Chau Tung Lam Nguyen
Scrapy project - Python Software Foundation
Code Repository: https://github.com/scrapy/scurl
PR: scrapy/w3lib#110 , scrapy/scrapy#3332
The project I have done over the summer is the library named Scurl , which is a url-parsing library for Scrapy. The performance improve result provides somewhat between 10-15% times faster than Scrapy without Scurl installed.
The library can be activated when people have Scurl installed within the same environment of a Scrapy project.
Work that is done:
- The library is now at the stable state, it passed nearly all the tests from
urllib.parse
. - It passes all the tests from Scrapy and w3lib, which is the most important task.
- The library supports 4 functions: urlparse , urlsplit , urljoin , canonicalize_url
- The result is 2 - 5 times faster than the original parsing functions
- Scrapy spiders using Scurl are 10-15% faster
- The Chromium source that Scurl uses has been updated and there is a documentation on how to update the source
- Scurl has been transferred to the Scrapy organization!
Work that is not done:
- The PR to Scrapy has not been merged as it requires some further testing
- The PR to w3lib has also not been merged as it requires some further testing
- Some small issues listed in Scurl repository.

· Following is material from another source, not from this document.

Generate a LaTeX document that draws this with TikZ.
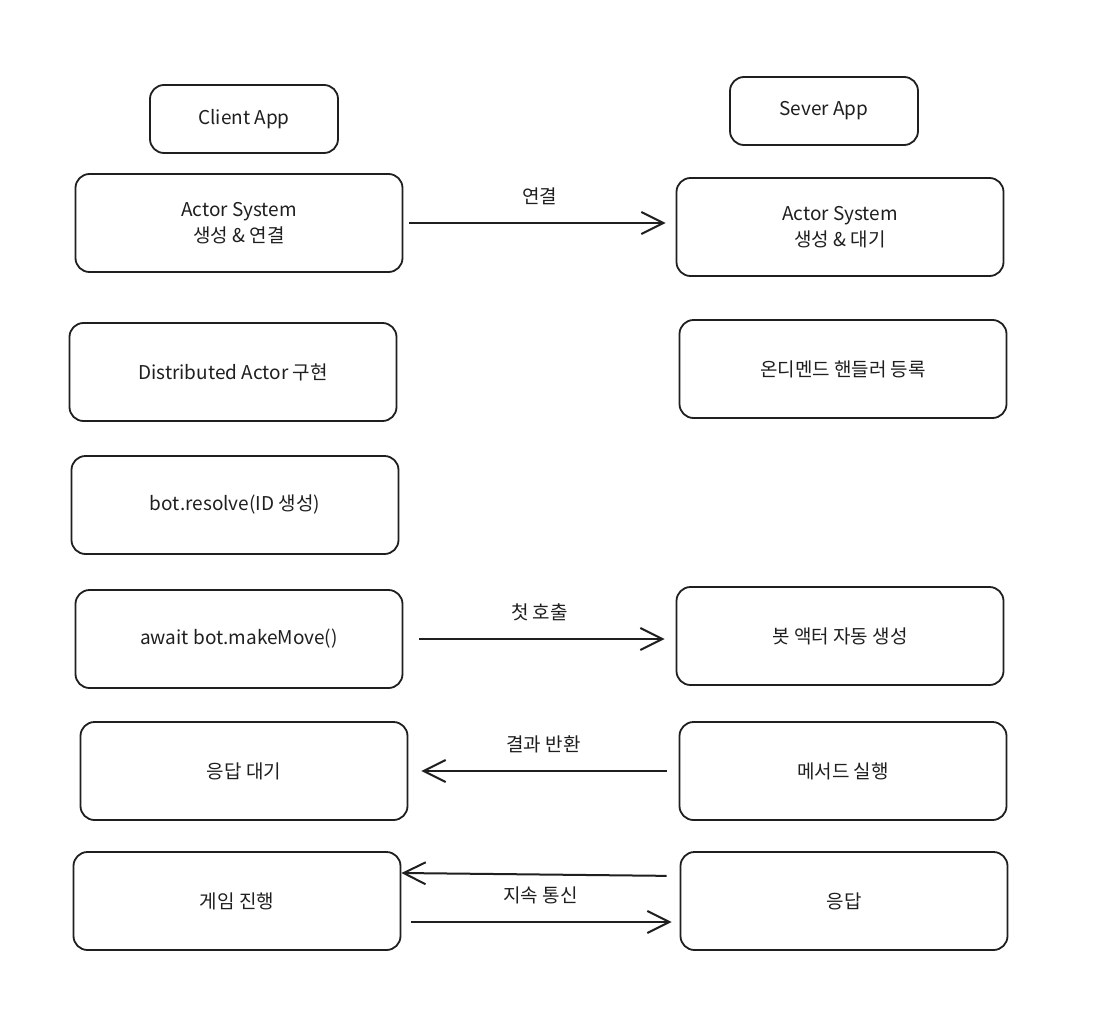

- Make the Scurl library more compatible with Scrapy by passing all the tests in urllib.parse
- Windows support for the library
- Wheel support for the library
Overview
The project Scurl is built to improve the performance of Scrapy. It focuses on the bottleneck components of Scrapy such as urlparse , urljoin , urlsplit and canonicalize_url. Therefore, Scurl currently supports those functions only.
Profiling Result
Running scrapy-bench bookworm
on python 3:
Python3 | |
---|---|
With Scurl | 72.71 items/second |
Without Scurl | 62.18 items/second |
Running scrapy bench
on python 3:
With Scurl | 2880 pages/min |
---|---|
Without Scurl | 2400 pages/min |
More information on the profiling result can be found under this gist. One image is the CPU % of parse in Scrapy spider without Scurl installed and the other is the CPU % with Scurl installed.
Fallback
Since the GURL container is still somewhat different from the urllib.parse
functions (one is a browser url component and the other is one of the CPython standard libraries), I have also implemented the fallback to the urllib.parse
functions when it's necessary. However, we can still improve Scurl performance by resolving the incompatibility somehow (probably by adding more code to the Cython wrapper)
Testing
The tests that Scurl is running are based on the tests from urllib.parse. The reason why I am using the urllib.parse
tests is because Scrapy spiders currently use parsing functions from that library.
Currently, there are a few failed tests in the urllib.parse
tests, which can be found under the /tests directory in the Scurl repository. The failed tests are marked as xfail (expected to fail) and I hope that they can be resolved soon as it can bring some incompatibility to Scrapy spiders.
In addition, Scurl is also running the tests from w3lib repository of Scrapy since Scurl supports canonicalize_url
function. However, Scurl has passed all the tests from both Scrapy and W3lib!
More information can be found on these 2 PRs: scrapy/w3lib#110 , scrapy/scrapy#3332
Platform Support
Currently Scurl supports macOS and Linux. In the future, Scurl will need help from other contributors who are familiar with Windows environment to work on this issue!
Extra issues
GURL component in Chromium uses ICU (more information can be found at http://site.icu-project.org/) to parse international domain names. However, it was really challenging to get it installed and supported by Scurl. Therefore, Scurl will also need some help on this issue as it is the potential performance improvement for the library!